— TO DO —
Pictures must not be retyped. Return exactly the lines from the one with "Emit a Python" through the one with "-79.7, -80.9, -79.2, -80.1, -78.6, -79.3, -78.1, -78.3, -77.5]", both included, and no others.

## START MATERIAL SHOWN

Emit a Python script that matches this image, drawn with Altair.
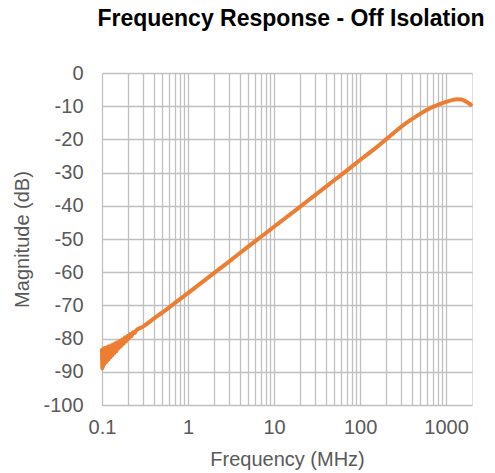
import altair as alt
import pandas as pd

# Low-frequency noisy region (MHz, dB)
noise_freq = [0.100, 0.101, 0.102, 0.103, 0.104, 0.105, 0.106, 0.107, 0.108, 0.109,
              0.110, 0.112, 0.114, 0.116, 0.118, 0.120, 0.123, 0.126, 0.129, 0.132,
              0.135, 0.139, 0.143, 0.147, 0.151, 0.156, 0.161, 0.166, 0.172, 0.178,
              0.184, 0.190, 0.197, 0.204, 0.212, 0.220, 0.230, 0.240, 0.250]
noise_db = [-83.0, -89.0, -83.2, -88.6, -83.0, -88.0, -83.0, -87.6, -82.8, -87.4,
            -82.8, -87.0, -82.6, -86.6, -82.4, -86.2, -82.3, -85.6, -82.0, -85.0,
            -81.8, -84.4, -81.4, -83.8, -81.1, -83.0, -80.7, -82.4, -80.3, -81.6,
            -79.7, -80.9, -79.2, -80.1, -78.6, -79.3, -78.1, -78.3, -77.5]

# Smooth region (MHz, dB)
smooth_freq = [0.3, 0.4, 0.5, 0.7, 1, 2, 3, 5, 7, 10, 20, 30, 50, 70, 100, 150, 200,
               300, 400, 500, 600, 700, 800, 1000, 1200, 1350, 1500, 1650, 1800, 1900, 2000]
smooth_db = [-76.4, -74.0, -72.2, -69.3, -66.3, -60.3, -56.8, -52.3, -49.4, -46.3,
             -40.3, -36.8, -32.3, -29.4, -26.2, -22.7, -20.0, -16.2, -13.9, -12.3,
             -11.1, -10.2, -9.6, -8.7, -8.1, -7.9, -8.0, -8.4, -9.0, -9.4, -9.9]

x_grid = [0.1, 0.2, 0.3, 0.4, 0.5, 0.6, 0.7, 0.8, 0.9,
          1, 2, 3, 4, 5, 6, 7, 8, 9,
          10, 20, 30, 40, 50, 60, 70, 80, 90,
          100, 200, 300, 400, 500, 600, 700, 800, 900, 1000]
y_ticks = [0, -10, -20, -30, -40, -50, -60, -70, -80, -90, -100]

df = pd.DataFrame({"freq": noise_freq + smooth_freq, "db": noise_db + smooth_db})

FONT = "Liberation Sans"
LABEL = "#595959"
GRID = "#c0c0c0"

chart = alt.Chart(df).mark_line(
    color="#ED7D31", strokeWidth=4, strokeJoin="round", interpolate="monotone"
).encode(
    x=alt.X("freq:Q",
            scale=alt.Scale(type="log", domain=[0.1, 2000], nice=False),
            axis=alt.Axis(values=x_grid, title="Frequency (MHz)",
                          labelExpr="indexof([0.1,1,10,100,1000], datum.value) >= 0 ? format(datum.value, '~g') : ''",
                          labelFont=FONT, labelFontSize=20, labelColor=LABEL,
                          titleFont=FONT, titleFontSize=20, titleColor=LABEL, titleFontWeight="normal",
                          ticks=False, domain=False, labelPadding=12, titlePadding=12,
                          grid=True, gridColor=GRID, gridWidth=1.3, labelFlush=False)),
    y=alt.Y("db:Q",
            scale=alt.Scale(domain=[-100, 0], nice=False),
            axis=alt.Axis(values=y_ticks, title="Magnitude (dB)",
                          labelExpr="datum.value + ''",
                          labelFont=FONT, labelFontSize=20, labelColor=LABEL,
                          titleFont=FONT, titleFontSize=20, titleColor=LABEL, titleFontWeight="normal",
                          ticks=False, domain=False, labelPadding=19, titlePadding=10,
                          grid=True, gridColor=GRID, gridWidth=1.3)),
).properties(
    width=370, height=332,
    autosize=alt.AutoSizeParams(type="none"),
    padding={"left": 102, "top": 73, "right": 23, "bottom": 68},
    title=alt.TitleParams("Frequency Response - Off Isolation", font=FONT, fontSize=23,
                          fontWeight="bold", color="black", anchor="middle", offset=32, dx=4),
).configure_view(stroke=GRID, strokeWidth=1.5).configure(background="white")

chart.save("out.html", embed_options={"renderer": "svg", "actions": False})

## END MATERIAL SHOWN
## START MATERIAL SHOWN

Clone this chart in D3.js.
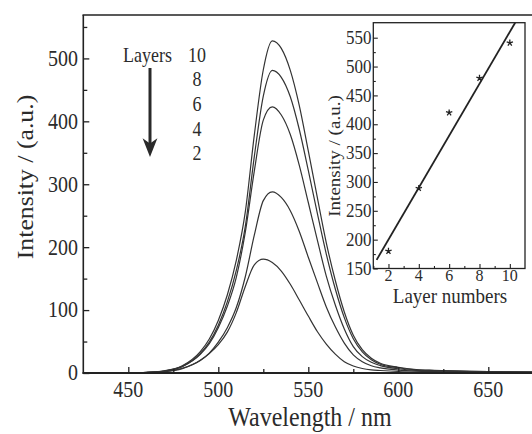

## END MATERIAL SHOWN
## START MATERIAL SHOWN

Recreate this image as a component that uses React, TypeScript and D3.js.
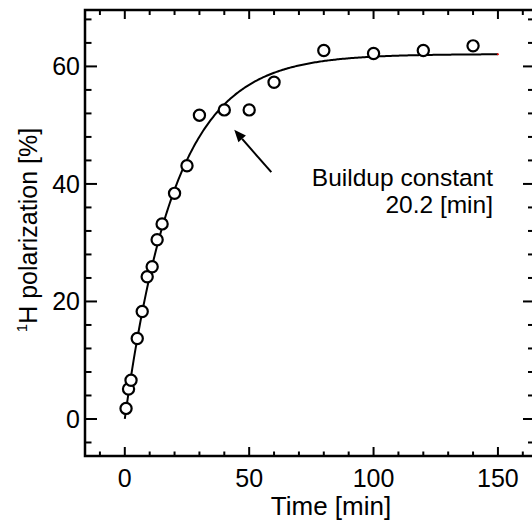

## END MATERIAL SHOWN

— THE COMPLETED TASK —
Emit a Python script that matches this image, drawn with Altair.
import altair as alt
import pandas as pd

# Low-frequency noisy region (MHz, dB)
noise_freq = [0.100, 0.101, 0.102, 0.103, 0.104, 0.105, 0.106, 0.107, 0.108, 0.109,
              0.110, 0.112, 0.114, 0.116, 0.118, 0.120, 0.123, 0.126, 0.129, 0.132,
              0.135, 0.139, 0.143, 0.147, 0.151, 0.156, 0.161, 0.166, 0.172, 0.178,
              0.184, 0.190, 0.197, 0.204, 0.212, 0.220, 0.230, 0.240, 0.250]
noise_db = [-83.0, -89.0, -83.2, -88.6, -83.0, -88.0, -83.0, -87.6, -82.8, -87.4,
            -82.8, -87.0, -82.6, -86.6, -82.4, -86.2, -82.3, -85.6, -82.0, -85.0,
            -81.8, -84.4, -81.4, -83.8, -81.1, -83.0, -80.7, -82.4, -80.3, -81.6,
            -79.7, -80.9, -79.2, -80.1, -78.6, -79.3, -78.1, -78.3, -77.5]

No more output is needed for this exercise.